(EXERCISE) Starting at the top of the listing, extract every line up to and including the one with "const labelInterval = 4;". Pictures stay out of the copy.

(COLLECTED MATERIAL)
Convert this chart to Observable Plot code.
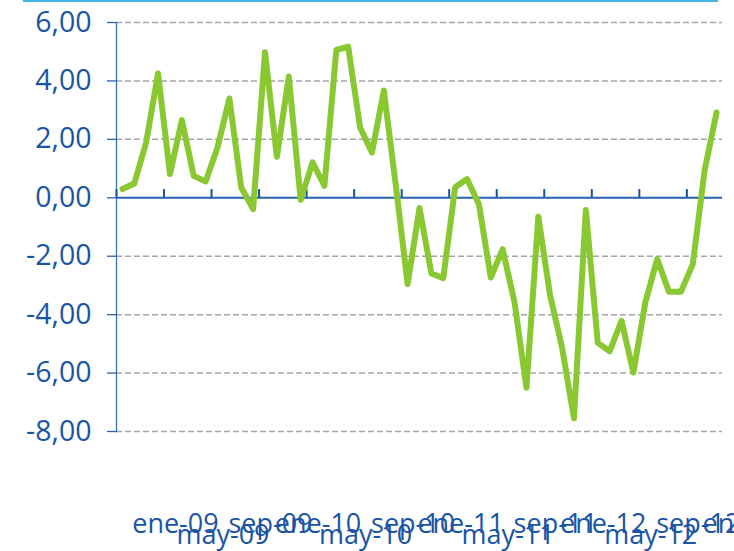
<!DOCTYPE html>
<html><head><meta charset="utf-8">
<script src="https://cdn.jsdelivr.net/npm/d3@7"></script>
<script src="https://cdn.jsdelivr.net/npm/@observablehq/plot@0.6"></script>
<style>
html,body{margin:0;padding:0;background:#fff;}
#wrap{position:relative;width:734px;height:551px;overflow:hidden;}
#topline{position:absolute;left:23px;top:0;width:695px;height:2px;background:#41b6e6;}
</style></head><body>
<div id="wrap"><div id="topline"></div></div>
<script>
const months = [
  "ene-09","feb-09","mar-09","abr-09","may-09","jun-09","jul-09","ago-09","sep-09","oct-09","nov-09","dic-09",
  "ene-10","feb-10","mar-10","abr-10","may-10","jun-10","jul-10","ago-10","sep-10","oct-10","nov-10","dic-10",
  "ene-11","feb-11","mar-11","abr-11","may-11","jun-11","jul-11","ago-11","sep-11","oct-11","nov-11","dic-11",
  "ene-12","feb-12","mar-12","abr-12","may-12","jun-12","jul-12","ago-12","sep-12","oct-12","nov-12","dic-12",
  "ene-13","feb-13","mar-13"
];
const values = [
  0.30, 0.49, 1.90, 4.26, 0.81, 2.66, 0.75, 0.56, 1.72, 3.40, 0.35, -0.39,
  4.98, 1.40, 4.15, -0.07, 1.21, 0.41, 5.06, 5.17, 2.41, 1.55, 3.67, 0.45,
  -2.96, -0.35, -2.59, -2.75, 0.36, 0.64, -0.22, -2.73, -1.76, -3.59, -6.50, -0.65,
  -3.36, -5.13, -7.55, -0.42, -4.96, -5.26, -4.21, -5.98, -3.59, -2.10, -3.22, -3.22,
  -2.27, 0.95, 2.92
];
const yTicks = [-8, -6, -4, -2, 0, 2, 4, 6];
const labelInterval = 4;

const data = months.map((m, i) => ({i, month: m, value: values[i]}));
const labelIdx = months.map((m, i) => i).filter(i => i % labelInterval === 0);
const upperIdx = labelIdx.filter(i => !months[i].startsWith("may"));
const lowerIdx = labelIdx.filter(i => months[i].startsWith("may"));
const tickBounds = labelIdx.map(i => i - 0.5);
const fmt = d => d.toFixed(2).replace(".", ",");

const textBlue = "#1a55a5";
const chart = Plot.plot({
  width: 734,
  height: 551,
  marginLeft: 116,
  marginRight: 12,
  marginTop: 22,
  marginBottom: 120,
  style: {fontFamily: "'Open Sans', sans-serif", color: textBlue, background: "#fff", overflow: "visible"},
  x: {type: "linear", domain: [-0.5, months.length - 0.5], label: null},
  y: {domain: [-8, 6], label: null},
  marks: [
    Plot.ruleY(yTicks.filter(d => d !== 0), {stroke: "#a6a6a6", strokeWidth: 1.5, strokeDasharray: "6,3"}),
    Plot.axisY({ticks: yTicks, tickFormat: fmt, tickSize: 9, tickPadding: 16, fontSize: 28.5, stroke: "#2a62ae", strokeWidth: 1.3, fill: textBlue, label: null}),
    Plot.frame({anchor: "left", stroke: "#3a70b8", strokeWidth: 1.3}),
    Plot.ruleY([0], {stroke: "#2463ae", strokeWidth: 2}),
    Plot.ruleX(tickBounds, {y1: 0, y2: 0.28, stroke: "#1b4f9c", strokeWidth: 2}),
    Plot.axisX({ticks: upperIdx, tickFormat: i => months[i], tickSize: 0, tickPadding: 82, dx: 53, fontSize: 27, fill: textBlue, label: null}),
    Plot.axisX({ticks: lowerIdx, tickFormat: i => months[i], tickSize: 0, tickPadding: 93, dx: 53, fontSize: 27, fill: textBlue, label: null}),
    Plot.line(data, {x: "i", y: "value", stroke: "#8ac832", strokeWidth: 6, strokeLinejoin: "round", strokeLinecap: "round"})
  ]
});
document.getElementById("wrap").appendChild(chart);
</script>
</body></html>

(WRITTEN REPLY)
Convert this chart to Observable Plot code.
<!DOCTYPE html>
<html><head><meta charset="utf-8">
<script src="https://cdn.jsdelivr.net/npm/d3@7"></script>
<script src="https://cdn.jsdelivr.net/npm/@observablehq/plot@0.6"></script>
<style>
html,body{margin:0;padding:0;background:#fff;}
#wrap{position:relative;width:734px;height:551px;overflow:hidden;}
#topline{position:absolute;left:23px;top:0;width:695px;height:2px;background:#41b6e6;}
</style></head><body>
<div id="wrap"><div id="topline"></div></div>
<script>
const months = [
  "ene-09","feb-09","mar-09","abr-09","may-09","jun-09","jul-09","ago-09","sep-09","oct-09","nov-09","dic-09",
  "ene-10","feb-10","mar-10","abr-10","may-10","jun-10","jul-10","ago-10","sep-10","oct-10","nov-10","dic-10",
  "ene-11","feb-11","mar-11","abr-11","may-11","jun-11","jul-11","ago-11","sep-11","oct-11","nov-11","dic-11",
  "ene-12","feb-12","mar-12","abr-12","may-12","jun-12","jul-12","ago-12","sep-12","oct-12","nov-12","dic-12",
  "ene-13","feb-13","mar-13"
];
const values = [
  0.30, 0.49, 1.90, 4.26, 0.81, 2.66, 0.75, 0.56, 1.72, 3.40, 0.35, -0.39,
  4.98, 1.40, 4.15, -0.07, 1.21, 0.41, 5.06, 5.17, 2.41, 1.55, 3.67, 0.45,
  -2.96, -0.35, -2.59, -2.75, 0.36, 0.64, -0.22, -2.73, -1.76, -3.59, -6.50, -0.65,
  -3.36, -5.13, -7.55, -0.42, -4.96, -5.26, -4.21, -5.98, -3.59, -2.10, -3.22, -3.22,
  -2.27, 0.95, 2.92
];
const yTicks = [-8, -6, -4, -2, 0, 2, 4, 6];
const labelInterval = 4;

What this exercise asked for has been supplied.